L’utilisation de l’électricité se développe petit à petit grâce à l’installation de panneaux solaires – les Amish ayant toujours refusé d’être reliés au réseau électrique. Les producteurs limitent également l’utilisation d’engrais chimiques, pourtant largement utilisés par le passé. « Ils étaient en retard, mais ils sont peut-être en train de prendre de l’avance. Ils basculent vers le bio et mettent des couverts végétaux partout. Leur fonctionnement en communauté permet aux innovations de se diffuser très rapidement », souligne Guillaume Tant.

Transformer sa ferme en laboratoire à ciel ouvert

Les Amish ne sont pas les seuls à se passer de pétrole. « En Nouvelle-Zélande, par exemple, une ferme fonctionne en 100 % électrique, donc c’est complètement faisable », assure Guillaume Tant. « En agriculture, les deux principaux postes de consommation d’énergie sont les engrais industriels et la mécanisation », rappelle-t-il. Reste qu’en l’état actuel des technologies, l’électricité ne permet pas de faire rouler les engins les plus lourds. « Bientôt des tracteurs plus puissants rouleront à l’éthanol ou au fioul de synthèse.

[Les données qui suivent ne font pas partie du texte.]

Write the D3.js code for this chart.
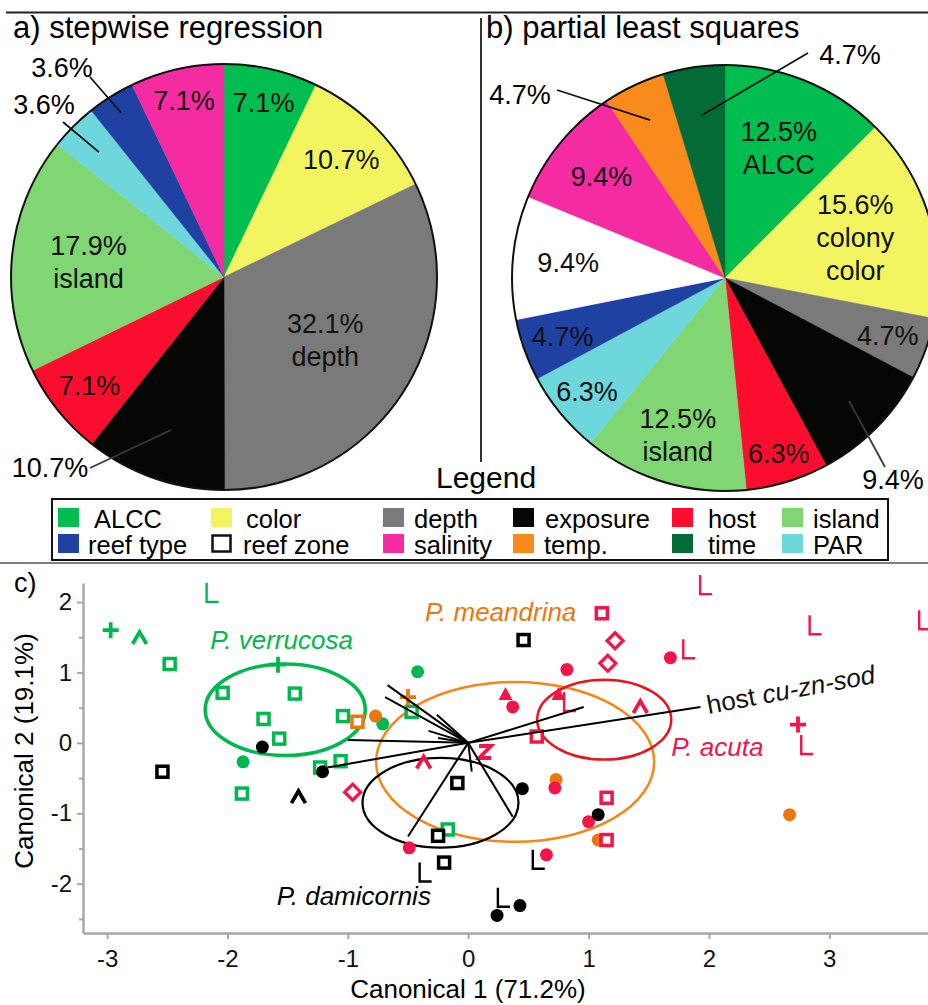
<!DOCTYPE html>
<html>
<head>
<meta charset="utf-8">
<script src="https://cdn.jsdelivr.net/npm/d3@7"></script>
<style>
  body { margin: 0; background: #fff; }
  svg { display: block; font-family: "Liberation Sans", Arial, sans-serif; }
</style>
</head>
<body>
<svg id="fig"></svg>
<script>
// ---- pie data ----
var pieACategories = ["ALCC", "color", "depth", "exposure", "host", "island", "PAR", "reef type", "salinity"];
var pieAValues = [7.1, 10.7, 32.1, 10.7, 7.1, 17.9, 3.6, 3.6, 7.1];
var pieANames = ["", "", "depth", "", "", "island", "", "", ""];

var pieBCategories = ["ALCC", "color", "depth", "exposure", "host", "island", "PAR", "reef type", "reef zone", "salinity", "temp.", "time"];
var pieBValues = [12.5, 15.6, 4.7, 9.4, 6.3, 12.5, 6.3, 4.7, 9.4, 9.4, 4.7, 4.7];
var pieBNames = ["ALCC", "colony\ncolor", "", "", "", "island", "", "", "", "", "", ""];

// legend order
var legendRow1 = ["ALCC", "color", "depth", "exposure", "host", "island"];
var legendRow2 = ["reef type", "reef zone", "salinity", "temp.", "time", "PAR"];

// ---- canonical plot data: [marker, canonical 1, canonical 2] ----
var verrucosa = [
  ["L", -2.14, 2.13], ["plus", -2.97, 1.60], ["caret", -2.73, 1.49], ["square", -2.48, 1.12],
  ["plus", -1.58, 1.11], ["square", -2.04, 0.71], ["square", -1.44, 0.70], ["square", -1.70, 0.34],
  ["square", -1.57, 0.06], ["square", -1.04, 0.38], ["square", -1.06, -0.26], ["square", -1.23, -0.35],
  ["circle", -1.87, -0.27], ["circle", -0.42, 1.01], ["circle", -0.71, 0.27], ["square", -0.47, 0.44],
  ["square", -1.88, -0.72], ["square", -0.17, -1.23]
];
var damicornis = [
  ["circle", -1.71, -0.06], ["square", -2.54, -0.41], ["circle", -1.21, -0.41], ["caret", -1.41, -0.77],
  ["square", -0.09, -0.57], ["square", 0.46, 1.46], ["circle", 0.45, -0.65], ["circle", 1.08, -1.02],
  ["square", -0.25, -1.32], ["square", -0.20, -1.70], ["L", -0.37, -1.84], ["L", 0.57, -1.66],
  ["L", 0.28, -2.20], ["circle", 0.43, -2.31], ["circle", 0.24, -2.45]
];
var meandrina = [
  ["circle", -0.77, 0.38], ["square", -0.92, 0.30], ["plus", -0.50, 0.65], ["circle", 0.73, -0.52],
  ["circle", 1.08, -1.38], ["circle", 2.67, -1.02]
];
var acuta = [
  ["L", 1.96, 2.24], ["square", 1.11, 1.84], ["diamond", 1.22, 1.45], ["diamond", 1.16, 1.13],
  ["circle", 0.82, 1.04], ["circle", 1.68, 1.21], ["L", 1.82, 1.33], ["L", 2.87, 1.67],
  ["L", 3.78, 1.74], ["triangle", 0.31, 0.68], ["circle", 0.37, 0.51], ["triangle", 0.75, 0.68],
  ["L", 0.83, 0.58], ["caret", 1.43, 0.51], ["square", 0.57, 0.09], ["Z", 0.14, -0.13],
  ["caret", -0.37, -0.28], ["diamond", -0.96, -0.70], ["plus", 2.74, 0.26], ["L", 2.80, -0.03],
  ["circle", 0.72, -0.64], ["square", 1.15, -0.78], ["circle", 1.00, -1.12], ["square", 1.15, -1.38],
  ["circle", 0.65, -1.59], ["circle", -0.49, -1.49]
];

// species centroid circles
var speciesNames = ["P. verrucosa", "P. meandrina", "P. acuta", "P. damicornis"];
var centroidX = [-1.52, 0.39, 1.13, -0.23];
var centroidY = [0.47, -0.27, 0.33, -0.85];
var radiusX = [0.665, 1.155, 0.557, 0.648];
var radiusY = [0.65, 1.135, 0.567, 0.638];
var speciesLabelX = [-1.55, 0.27, 2.07, -0.95];
var speciesLabelY = [1.46, 1.86, -0.06, -2.18];

// biplot vectors (end points)
var rayX = [-0.67, -0.69, -0.26, -0.33, -0.25, -1.00, -1.17, -0.50, 0.03, 0.37, 0.96, 1.93];
var rayY = [0.82, 0.65, 0.40, 0.17, 0.07, 0.04, -0.35, -1.33, -0.41, -1.05, 0.51, 0.51];

var xTicks = [-3, -2, -1, 0, 1, 2, 3];
var yTicks = [-2, -1, 0, 1, 2];
var yMinorTicks = [-2.5, -1.5, -0.5, 0.5, 1.5];

// ---- styling ----
var colorMap = {
  "ALCC": "#00bd4f", "color": "#f2f55f", "depth": "#7a7a7a", "exposure": "#050705",
  "host": "#fb0d2e", "island": "#7fd672", "PAR": "#6dd7db", "reef type": "#1f41a1",
  "reef zone": "#ffffff", "salinity": "#f52ba1", "temp.": "#f98a1c", "time": "#056b36"
};
var speciesColor = {
  "P. verrucosa": "#00b84f", "P. meandrina": "#ec760e", "P. acuta": "#f2154a", "P. damicornis": "#000000"
};
var ellipseColor = ["#00b84f", "#f5861a", "#e8141e", "#000000"];
var ellipseWidth = [3.5, 2.5, 2.5, 2.2];

var width = 928, height = 1005;
var svg = d3.select("#fig").attr("width", width).attr("height", height);
svg.append("rect").attr("width", width).attr("height", height).attr("fill", "#fff");

// frame lines
svg.append("line").attr("x1", 6).attr("x2", 928).attr("y1", 12.5).attr("y2", 12.5)
  .attr("stroke", "#222").attr("stroke-width", 1.8);
svg.append("line").attr("x1", 481).attr("x2", 481).attr("y1", 18).attr("y2", 462)
  .attr("stroke", "#333").attr("stroke-width", 2);

svg.append("text").attr("x", 13).attr("y", 38).attr("font-size", 31).text("a) stepwise regression");
svg.append("text").attr("x", 486).attr("y", 38).attr("font-size", 31).text("b) partial least squares");
svg.append("text").attr("x", 436).attr("y", 488).attr("font-size", 30).text("Legend");

// ---- pies ----
var R = 213;
function drawPie(cx, cy, cats, vals, names, labelR, callouts) {
  var g = svg.append("g").attr("transform", "translate(" + cx + "," + cy + ")");
  var pie = d3.pie().sort(null).value(function(d) { return d; });
  var arcs = pie(vals);
  var arc = d3.arc().innerRadius(0).outerRadius(R);
  g.selectAll("path.slice").data(arcs).enter().append("path")
    .attr("class", "slice")
    .attr("d", arc)
    .attr("fill", function(d, i) { return colorMap[cats[i]]; })
    .attr("stroke", function(d, i) { return colorMap[cats[i]]; })
    .attr("stroke-width", 0.5);
  g.append("circle").attr("r", R).attr("fill", "none").attr("stroke", "#111").attr("stroke-width", 2);

  arcs.forEach(function(d, i) {
    var lr = labelR[i] * R;
    var c = d3.arc().innerRadius(lr).outerRadius(lr).centroid(d);
    var txt = vals[i].toFixed(1) + "%";
    var co = callouts[i];
    if (co) {
      g.append("line").attr("x1", c[0]).attr("y1", c[1]).attr("x2", co[2]).attr("y2", co[3])
        .attr("stroke", cats[i] == "exposure" ? "#3a3a3a" : "#111").attr("stroke-width", 1.8);
      g.append("text").attr("x", co[0]).attr("y", co[1]).attr("text-anchor", "middle")
        .attr("dy", "0.35em").attr("font-size", 27).text(txt);
      return;
    }
    var lines = [txt].concat(names[i] ? names[i].split("\n") : []);
    var t = g.append("text").attr("text-anchor", "middle").attr("font-size", 27).attr("fill", "#111");
    var lh = 33;
    lines.forEach(function(s, k) {
      t.append("tspan").attr("x", c[0])
        .attr("y", c[1] + (k - (lines.length - 1) / 2) * lh)
        .attr("dy", "0.35em").text(s);
    });
  });
}

// label radius fraction per slice and callouts [textX, textY, lineEndX, lineEndY] relative to centre
drawPie(224, 277, pieACategories, pieAValues, pieANames,
  [0.84, 0.78, 0.56, 0.76, 0.81, 0.64, 0.83, 0.91, 0.85],
  [null, null, null, [-174, 191, -134, 191], null, null, [-180, -172, -161, -155], [-162, -209, -134, -200], null]);

drawPie(725, 278, pieBCategories, pieBValues, pieBNames,
  [0.66, 0.64, 0.81, 0.82, 0.86, 0.77, 0.84, 0.81, 0.74, 0.75, 0.82, 0.77],
  [null, null, null, [168, 202, 160, 189], null, null, null, null, null, null, [-205, -183, -168, -188], [125, -223, 83, -225]]);

// ---- legend ----
svg.append("rect").attr("x", 52).attr("y", 499).attr("width", 836).attr("height", 61)
  .attr("fill", "#fff").attr("stroke", "#111").attr("stroke-width", 2);
svg.append("line").attr("x1", 0).attr("x2", 928).attr("y1", 563).attr("y2", 563)
  .attr("stroke", "#555").attr("stroke-width", 1.5);

var swatchX = [58, 211, 383, 513, 672, 782];
var textX = [[94, 246, 414, 545, 708, 813], [88, 243, 414, 544, 708, 813]];
[legendRow1, legendRow2].forEach(function(row, r) {
  var yTop = r == 0 ? 508 : 534;
  row.forEach(function(name, i) {
    var outline = name == "reef zone";
    svg.append("rect").attr("x", swatchX[i] + (outline ? 1.5 : 0)).attr("y", yTop + (outline ? 1.5 : 0))
      .attr("width", outline ? 18 : 21).attr("height", outline ? 16 : 19)
      .attr("fill", colorMap[name])
      .attr("stroke", outline ? "#111" : "none").attr("stroke-width", 2.5);
    svg.append("text").attr("x", textX[r][i]).attr("y", yTop + 20).attr("font-size", 25.5).text(name);
  });
});

// ---- canonical plot ----
var x = d3.scaleLinear().domain([-3.2, 3.82]).range([83, 928]);
var y = d3.scaleLinear().domain([-2.7, 2.27]).range([933, 583]);

var axisColor = "#a8a8a8";
svg.append("g").attr("transform", "translate(0,933)")
  .call(d3.axisBottom(x).tickValues(xTicks).tickSize(6).tickSizeOuter(0).tickPadding(11)
    .tickFormat(function(d) { return String(d); }));
svg.append("g").attr("transform", "translate(83,0)")
  .call(d3.axisLeft(y).tickValues(yTicks).tickSize(6).tickSizeOuter(0).tickPadding(5)
    .tickFormat(function(d) { return String(d); }));
svg.append("g").attr("transform", "translate(83,0)")
  .call(d3.axisLeft(y).tickValues(yMinorTicks).tickSize(4).tickFormat(""))
  .select(".domain").remove();
svg.selectAll(".domain").attr("stroke", axisColor).attr("stroke-width", 2.5);
svg.selectAll(".tick line").attr("stroke", axisColor).attr("stroke-width", 2);
svg.selectAll(".tick text").attr("font-size", 24).attr("fill", "#111")
  .attr("font-family", "'Liberation Sans', Arial, sans-serif");

svg.append("text").attr("x", 468).attr("y", 998).attr("text-anchor", "middle")
  .attr("font-size", 26).text("Canonical 1 (71.2%)");
svg.append("text").attr("transform", "translate(33,751) rotate(-90)").attr("text-anchor", "middle")
  .attr("font-size", 26).text("Canonical 2 (19.1%)");
svg.append("text").attr("x", 14).attr("y", 592).attr("font-size", 27).text("c)");

// centroid circles
var ell = svg.append("g");
speciesNames.forEach(function(n, i) {
  ell.append("ellipse")
    .attr("cx", x(centroidX[i])).attr("cy", y(centroidY[i]))
    .attr("rx", x(radiusX[i]) - x(0)).attr("ry", y(0) - y(radiusY[i]))
    .attr("fill", "none").attr("stroke", ellipseColor[i]).attr("stroke-width", ellipseWidth[i]);
});

// markers
function markerPath(shape, cx, cy) {
  switch (shape) {
    case "L": return "M" + (cx - 4) + "," + (cy - 10) + "V" + (cy + 9) + "H" + (cx + 8);
    case "plus": return "M" + (cx - 8) + "," + cy + "H" + (cx + 8) + "M" + cx + "," + (cy - 8) + "V" + (cy + 8);
    case "caret": return "M" + (cx - 7) + "," + (cy + 6) + "L" + cx + "," + (cy - 6) + "L" + (cx + 7) + "," + (cy + 6);
    case "diamond": return "M" + cx + "," + (cy - 8) + "L" + (cx + 8) + "," + cy + "L" + cx + "," + (cy + 8) + "L" + (cx - 8) + "," + cy + "Z";
    case "triangle": return "M" + cx + "," + (cy - 8) + "L" + (cx + 7) + "," + (cy + 5) + "L" + (cx - 7) + "," + (cy + 5) + "Z";
    case "Z": return "M" + (cx - 6) + "," + (cy - 6) + "H" + (cx + 6) + "L" + (cx - 6) + "," + (cy + 6) + "H" + (cx + 6);
  }
}
function drawGroup(pts, col) {
  var g = svg.append("g");
  pts.forEach(function(p) {
    var cx = x(p[1]), cy = y(p[2]);
    if (p[0] == "circle") {
      g.append("circle").attr("cx", cx).attr("cy", cy).attr("r", 6.5).attr("fill", col);
    } else if (p[0] == "square") {
      g.append("rect").attr("x", cx - 5.5).attr("y", cy - 5.5).attr("width", 11).attr("height", 11)
        .attr("fill", "#fff").attr("stroke", col).attr("stroke-width", 3.5);
    } else if (p[0] == "triangle") {
      g.append("path").attr("d", markerPath(p[0], cx, cy)).attr("fill", col);
    } else {
      var sw = p[0] == "L" ? 2.4 : (p[0] == "diamond" ? 3.2 : 3.8);
      g.append("path").attr("d", markerPath(p[0], cx, cy))
        .attr("fill", p[0] == "diamond" ? "#fff" : "none")
        .attr("stroke", col).attr("stroke-width", sw);
    }
  });
}
drawGroup(verrucosa, speciesColor["P. verrucosa"]);
drawGroup(meandrina, speciesColor["P. meandrina"]);
drawGroup(acuta, speciesColor["P. acuta"]);
drawGroup(damicornis, speciesColor["P. damicornis"]);

// biplot rays
rayX.forEach(function(v, i) {
  svg.append("line").attr("x1", x(0)).attr("y1", y(0)).attr("x2", x(v)).attr("y2", y(rayY[i]))
    .attr("stroke", "#000").attr("stroke-width", 2);
});
var hx = x(rayX[rayX.length - 1]) + 8, hy = y(rayY[rayY.length - 1]) + 7;
var ht = svg.append("text").attr("transform", "translate(" + hx + "," + hy + ") rotate(-10.5)")
  .attr("font-size", 26).attr("fill", "#111");
ht.append("tspan").text("host ");
ht.append("tspan").attr("font-style", "italic").text("cu-zn-sod");

// species labels
speciesNames.forEach(function(n, i) {
  svg.append("text").attr("x", x(speciesLabelX[i])).attr("y", y(speciesLabelY[i]))
    .attr("dy", "0.35em").attr("text-anchor", "middle").attr("font-style", "italic")
    .attr("font-size", 26).attr("fill", speciesColor[n]).text(n);
});
</script>
</body>
</html>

John Deere est sur le coup. Il y a aussi l’option de faire travailler de petits tracteurs autonomes en essaim », explique-t-il.

À l’avenir, Guillaume Tant souhaite faire de sa ferme un véritable laboratoire à ciel ouvert. De son côté, sa femme, Charlotte, aimerait y développer une activité d’agrotourisme. Ingénieure textile originaire de Paris, elle vient de décrocher un diplôme agricole pour s’installer en tant qu’agricultrice.

Guillaume et Charlotte Tant.(©Entraid)

Son ambition : changer le regard des citadins sur le métier. « L’agriculture, ce n’est pas forcément la misère, contrairement à ce que certains imaginent », souligne-t-elle.

Ensemble, Charlotte et Guillaume rêvent d’une ferme « ouverte sur le monde », à l’image de leur couple.

La bourse Nuffield « mériterait d’être plus connue »

Lauréat de la bourse Nuffield en 2023, Guillaume Tant a travaillé sur deux sujets : la création de valeur ajoutée à l’échelle d’une exploitation agricole et les solutions pour se passer d’énergie fossile.

En six mois, il a parcouru 25 pays. « Ces voyages m’ont coûté 30 000 euros. La bourse était de 12 000 euros et j’ai payé le reste de ma poche. Je vois cette expérience comme un investissement sur moi-même, dans mon cheminement », retrace Guillaume Tant.

« C’est un super outil, qui gagnerait à être plus connu des agriculteurs », assure-t-il. La bourse est ouverte à tous les professionnels du monde agricole curieux de découvrir l’agriculture pratiquée ailleurs dans le monde. Les candidats doivent avoir moins de 45 ans et s’intéresser à des sujets en lien avec l’agriculture durable. Aucun diplôme n’est requis.

L’agriculture aux quatre coins du globe

« L’Asie a été une grosse claque », se souvient Guillaume Tant qui a visité des exploitations en Corée du Sud, au Japon et en Indonésie. « Ils sont très forts dans le biocontrôle, se concentrent sur des cultures à forte valeur ajoutée et cultivent les meilleures terres », souligne-t-il. Pour la fertilisation, « ils mettent des roches phosphatées directement dans les sols, plutôt que d’utiliser des engrais », s’étonne Guillaume Tant.

De l’autre côté du globe, au Brésil, il constate que « les systèmes sont de plus en plus propres ». « Les Brésiliens bougent très vite pour s’adapter aux nouvelles exigences des marchés mondiaux, notamment les systèmes végétaux », explique-t-il.

Néanmoins, c’est de l’autre côté de l’océan Atlantique qu’il voit venir le plus grand bouleversement. « L’Afrique subsaharienne, c’est un deuxième Brésil. Ils ont des capacités à produire délirantes », explique le globe-trotteur qui a voyagé au Kenya, en Tanzanie et en Zambie.

« L’agriculture française veut nourrir le monde, mais je pense que nous allons très rapidement sortir du jeu car nous ne serons pas compétitifs », remarque-t-il.

Pourquoi ce sujet ?

Lauréat de la bourse Nuffield en 2023, Guillaume Tant accompagne des producteurs depuis près de dix ans dans la transformation de leurs modèles. Visionnaire, il croit fermement en la nécessité de construire des systèmes agricoles durables qui permettent aux agriculteurs de vivre de leur travail en préservant l’environnement. Au-delà des discours, il propose et explore des solutions concrètes.